Increased gut permeability and mucosal damage are typical clinical findings in patients with alcohol misuse. Not surprisingly, this may trigger a breakdown in immune tolerance and autoimmune responses in patients harbouring genetic susceptibility (HLA DQ2/DQ8). Excessive alcohol intake is a risk factor for coeliac disease development [9, 12]. TG2 IgA autoantibody titres have been reported to positively correlate with liver disease [9] which is in accordance with the view that liver disease per se may be associated with the occurrence of TG2 autoantibodies [11]. The role of TG in tissue repair and its deposition into the extracellular matrix [29] may lead to abundant autoantibody binding and thereby drive chronic inflammation and fibrogenesis. Only one of the patients examined here had high levels of circulating anti-TG2 autoantibodies suggesting that coeliac disease is not a primary underlying mechanism in this cohort selected on the basis of neurological deficits. However, in gluten-related disorders with extraintestinal manifestation, particularly neurological, enteropathy may not be present and autoantibodies to TG2 may not be detectable in the circulation [19, 23].
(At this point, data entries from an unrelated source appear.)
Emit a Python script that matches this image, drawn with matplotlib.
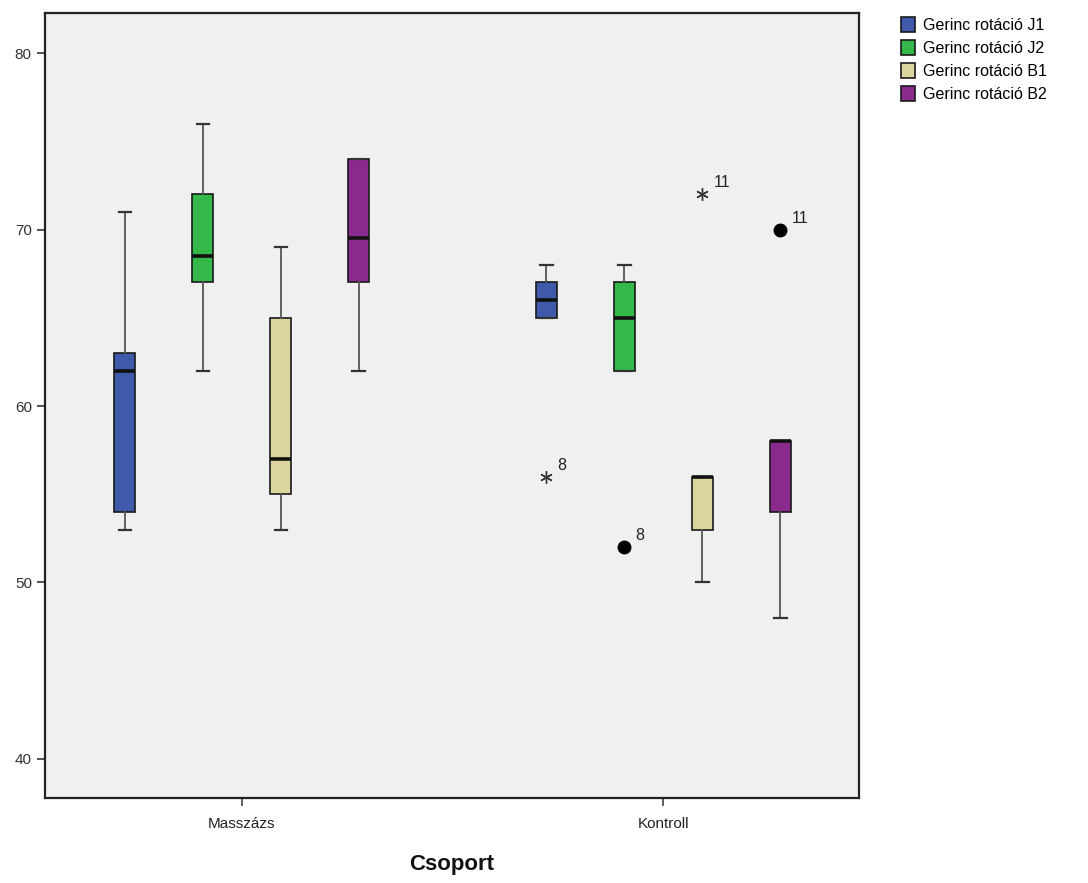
import matplotlib
matplotlib.use("Agg")
import matplotlib.pyplot as plt
from matplotlib.patches import Patch

plt.rcParams["font.family"] = ["Liberation Sans", "DejaVu Sans"]

groups = ["Masszázs", "Kontroll"]
series = ["Gerinc rotáció J1", "Gerinc rotáció J2", "Gerinc rotáció B1", "Gerinc rotáció B2"]
colors = ["#3f5aaa", "#35b84a", "#dcd59e", "#8a2a8c"]

# per series: values for [Masszázs, Kontroll]
whislo = {"J1": [53, 65], "J2": [62, 62], "B1": [53, 50], "B2": [62, 48]}
q1     = {"J1": [54, 65], "J2": [67, 62], "B1": [55, 53], "B2": [67, 54]}
med    = {"J1": [62, 66], "J2": [68.5, 65], "B1": [57, 56], "B2": [69.5, 58]}
q3     = {"J1": [63, 67], "J2": [72, 67], "B1": [65, 56], "B2": [74, 58]}
whishi = {"J1": [71, 68], "J2": [76, 68], "B1": [69, 56], "B2": [74, 58]}
keys = ["J1", "J2", "B1", "B2"]

# outliers: (series, group index, value, case label, kind)
outliers = [
    ("J1", 1, 56, "8", "*"),
    ("J2", 1, 52, "8", "o"),
    ("B1", 1, 72, "11", "*"),
    ("B2", 1, 70, "11", "o"),
]

fig = plt.figure(figsize=(10.88, 8.83), dpi=100)
ax = fig.add_axes([0.0414, 0.0963, 0.748, 0.889])
ax.set_facecolor("#f0f0f0")

offset = 0.185
width = 0.05
for si, k in enumerate(keys):
    stats = []
    positions = []
    for gi in range(len(groups)):
        stats.append(dict(whislo=whislo[k][gi], q1=q1[k][gi], med=med[k][gi],
                          q3=q3[k][gi], whishi=whishi[k][gi], fliers=[]))
        positions.append(gi + (si - 1.5) * offset)
    ax.bxp(stats, positions=positions, widths=width, patch_artist=True,
           showfliers=False, manage_ticks=False,
           boxprops=dict(facecolor=colors[si], edgecolor="#1a1a1a", linewidth=1.2),
           medianprops=dict(color="#111111", linewidth=2.6),
           whiskerprops=dict(color="#555555", linewidth=1.3),
           capprops=dict(color="#333333", linewidth=1.6),
           capwidths=width * 0.6)

for k, gi, val, lab, kind in outliers:
    si = keys.index(k)
    x = gi + (si - 1.5) * offset
    if kind == "o":
        ax.plot(x, val, "o", color="black", markersize=9)
    else:
        ax.plot(x, val, marker=(6, 2, 0), color="#333333", markersize=9,
                linestyle="none", markeredgewidth=1.0)
    ax.annotate(lab, (x, val), xytext=(8, 5), textcoords="offset points",
                fontsize=11.5, color="#222222")

ax.set_xlim(-0.467, 1.464)
ax.set_ylim(37.79, 82.27)
ax.set_xticks([0, 1])
ax.set_xticklabels(groups, fontsize=11, color="#222222")
ax.set_yticks([40, 50, 60, 70, 80])
ax.tick_params(axis="y", labelsize=11, labelcolor="#333333", length=6, width=1.2, color="#333333")
ax.tick_params(axis="x", length=6, width=1.2, color="#444444", pad=8)
for sp in ax.spines.values():
    sp.set_linewidth(1.6)
    sp.set_color("#222222")
ax.set_xlabel("Csoport", fontsize=16, fontweight="bold", labelpad=16, color="#111111")

handles = [Patch(facecolor=c, edgecolor="#1a1a1a", linewidth=1.2) for c in colors]
fig.legend(handles, series, loc="upper left", bbox_to_anchor=(0.828, 0.981),
           frameon=False, fontsize=11.5, handlelength=0.9, handleheight=1.05,
           handletextpad=0.5, labelspacing=0.45, borderaxespad=0, borderpad=0)

fig.savefig("out.png", dpi=100)
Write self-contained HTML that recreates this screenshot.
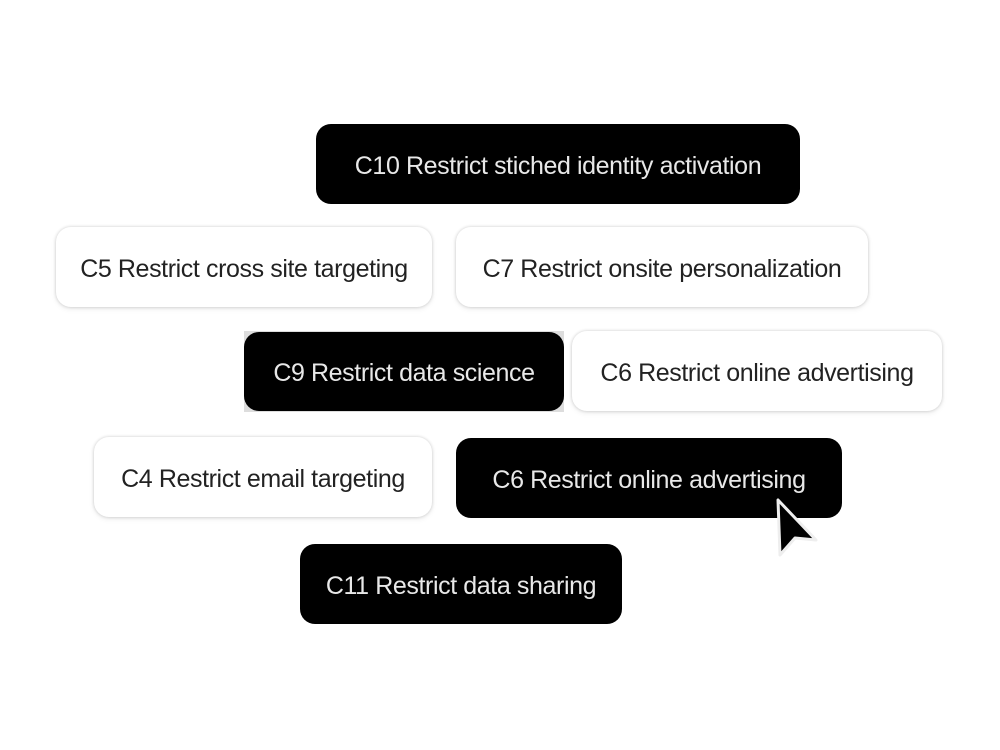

It is therefore of interest that firstly, we found a significantly higher prevalence of anti-gliadin antibodies in the study group (34 %) compared to healthy controls (12 %) and secondly that we found a significantly higher prevalence of anti-TG6 antibodies in the study group (39 %) compared to healthy control subjects (4 %). Circulating anti-TG6 antibodies are the best marker currently available for patients with primarily neurological presentation of gluten-related disorders [23]. However, their prevalence in the study group was not substantially different to what we previously reported for idiopathic ataxia (32 %), and the association of AGA and anti-TG6 autoantibodies is in line with previous findings (gluten ataxia) [23]. Clearly, these antibodies alone cannot explain the serum reactivity to the granular layer neurons in most of these patients [20, 30]. Anti-TG6 antibodies were more prevalent in the subgroup of patients with CLDA (75 %) compared to the subgroup of patients with AA (30 %) suggesting that alcohol-related chronic liver disease itself may be another risk factor for the development of autoimmunity to TG6. It remains to be shown where the immune response to TG6 develops. The fact that almost exclusively an IgA response was seen makes the gastrointestinal tract a likely candidate.

Conclusions

Taken together, these results suggest that factors other than direct cellular toxicity from alcohol, including autoimmune responses, may play a part in cerebellar degeneration in patients with alcohol ataxia. The role of gluten sensitivity merits further exploration but the findings of this and previous studies suggest that sensitivity to gluten may be an epiphenomenon, likely resulting from increased gut permeability. Development of gluten-related autoantibodies, however, may perpetuate cerebellar degeneration even when the patient abstains from alcohol intake. If that proves to be the case, a gluten free diet may prove to be beneficial for such patients.